Every interview in Jessica Livingston’s Founders at Work is full of interesting perspectives from successful people who had no guarantees when they started and probably claim to have no secrets of success. This is not a “success” book or a “how to” book, but simply an interesting book. Yet a read between-the-lines exposes secrets of success.
They are summed up in the interview with Paul Buchheit, creator of GMail and Adsense. Here is Buchheit on the idea for and the first implementation of Adsense:
”It was an idea that we had talked about for a long time, but there was this belief that it wouldn’t work. But it seemed like an interesting problem, so one evening I implemented this content-targeting system, just sort of as a side project, not because I was supposed to. And it turned out to work.”
Two Secrets of Success
In this quote we see two secrets of success common among folks that rise to the top of their industry:
- They work on what they find interesting. Not just on what they are told to or supposed to.

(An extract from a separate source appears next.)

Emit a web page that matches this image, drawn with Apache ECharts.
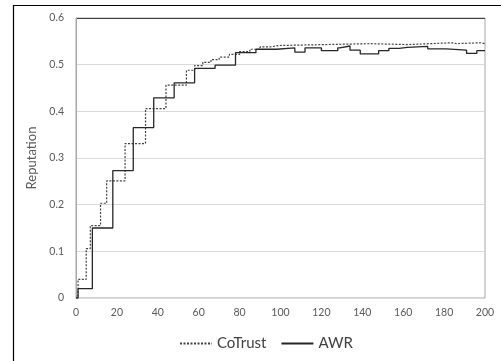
<!DOCTYPE html>
<html><head><meta charset="utf-8">
<script src="https://cdn.jsdelivr.net/npm/echarts@6/dist/echarts.min.js"></script>
<style>html,body{margin:0;padding:0;background:#fff}#c{width:501px;height:361px}</style>
</head><body><div id="c"></div>
<script>
var awrX = [0, 1, 8, 18, 28, 38, 48, 58, 68, 78, 88, 98, 107, 112, 120, 128, 129, 134, 139, 148, 153, 158, 162, 172, 181, 191, 196, 200];
var awrY = [0, 0.02, 0.15, 0.273, 0.365, 0.429, 0.461, 0.492, 0.499, 0.526, 0.533, 0.536, 0.527, 0.536, 0.530, 0.536, 0.540, 0.531, 0.523, 0.530, 0.535, 0.537, 0.539, 0.534, 0.531, 0.524, 0.530, 0.530];
var coX = [0, 1, 5, 7, 12, 15, 24, 34, 44, 54, 58, 62, 66, 70, 75, 80, 85, 90, 95, 99, 121, 144, 162, 184, 186, 198, 200];
var coY = [0, 0.04, 0.106, 0.155, 0.203, 0.251, 0.331, 0.406, 0.456, 0.488, 0.498, 0.505, 0.511, 0.516, 0.522, 0.528, 0.533, 0.538, 0.541, 0.543, 0.545, 0.543, 0.547, 0.545, 0.547, 0.545, 0.545];
var seriesNames = ['CoTrust', 'AWR'];
var yTicks = [0, 0.1, 0.2, 0.3, 0.4, 0.5, 0.6];

function pairs(xs, ys){ return xs.map(function(x,i){ return [x, ys[i]]; }); }
var font = 'Lato, "Open Sans", sans-serif';
var chart = echarts.init(document.getElementById('c'), null, {renderer:'canvas'});
chart.setOption({
  animation:false,
  textStyle:{fontFamily:font},
  graphic:[{type:'rect', shape:{x:13.5,y:5.5,width:600,height:500}, style:{fill:'none',stroke:'#000',lineWidth:1.2}, silent:true}],
  grid:{left:76,right:16,top:18,bottom:63,show:true,borderColor:'#a6a6a6',borderWidth:1},
  legend:{
    data:seriesNames, left:174, top:331, itemWidth:32, itemHeight:10, itemGap:14,
    itemStyle:{opacity:0},
    textStyle:{fontFamily:font,fontSize:15,color:'#404040'}
  },
  xAxis:{type:'value',min:0,max:200,interval:20,
    axisLine:{show:true,lineStyle:{color:'#d9d9d9'}},axisTick:{show:false},splitLine:{show:false},
    axisLabel:{color:'#595959',fontSize:10.5,margin:9,fontFamily:font}},
  yAxis:{type:'value',min:0,max:0.6,interval:0.1,name:'Reputation',nameLocation:'middle',nameGap:37,
    nameTextStyle:{color:'#595959',fontSize:13,fontFamily:font},
    axisLine:{show:true,lineStyle:{color:'#a6a6a6'}},axisTick:{show:false},
    splitLine:{show:true,lineStyle:{color:['#d9d9d9','#d9d9d9','#d9d9d9','#d9d9d9','#d9d9d9','#d9d9d9','#404040']}},
    axisLabel:{color:'#595959',fontSize:10.5,margin:12,fontFamily:font,formatter:function(v){return String(Math.round(v*10)/10);}}},
  series:[
    {name:seriesNames[0],type:'line',step:'end',showSymbol:false,symbol:'none',data:pairs(coX,coY),
     lineStyle:{color:'#404040',width:1.2,type:[2,1.5]},itemStyle:{color:'#404040'}},
    {name:seriesNames[1],type:'line',step:'end',showSymbol:false,symbol:'none',data:pairs(awrX,awrY),
     lineStyle:{color:'#262626',width:1.3,type:'solid'},itemStyle:{color:'#262626'}}
  ]
});
</script></body></html>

- They pursue ideas not generally expected to work.
Success and the micro-ISV
I suspect many micro-ISV owners have these traits and see themselves in this approach. To micro-ISV owners, it’s no secret.
In fact there are not really any “secrets of success” – it’s a simple risk-reward formula. Yet if this JoelOnSoftware thread is any indication, it is one that is too easily forgotten.
Success and the Employee
Work on what other people assign to you and you will likely complete the task, but will not find career-changing success. Work on something you find interesting and others find unlikely, and your chances for breakout success are increased almost immeasurably.
This advice is for everyone – not just company founders. For example, Paul Buchheit who I quoted above, is not a Google founder but an employee who practices these non-secret but too easily forgotten “secrets of success”.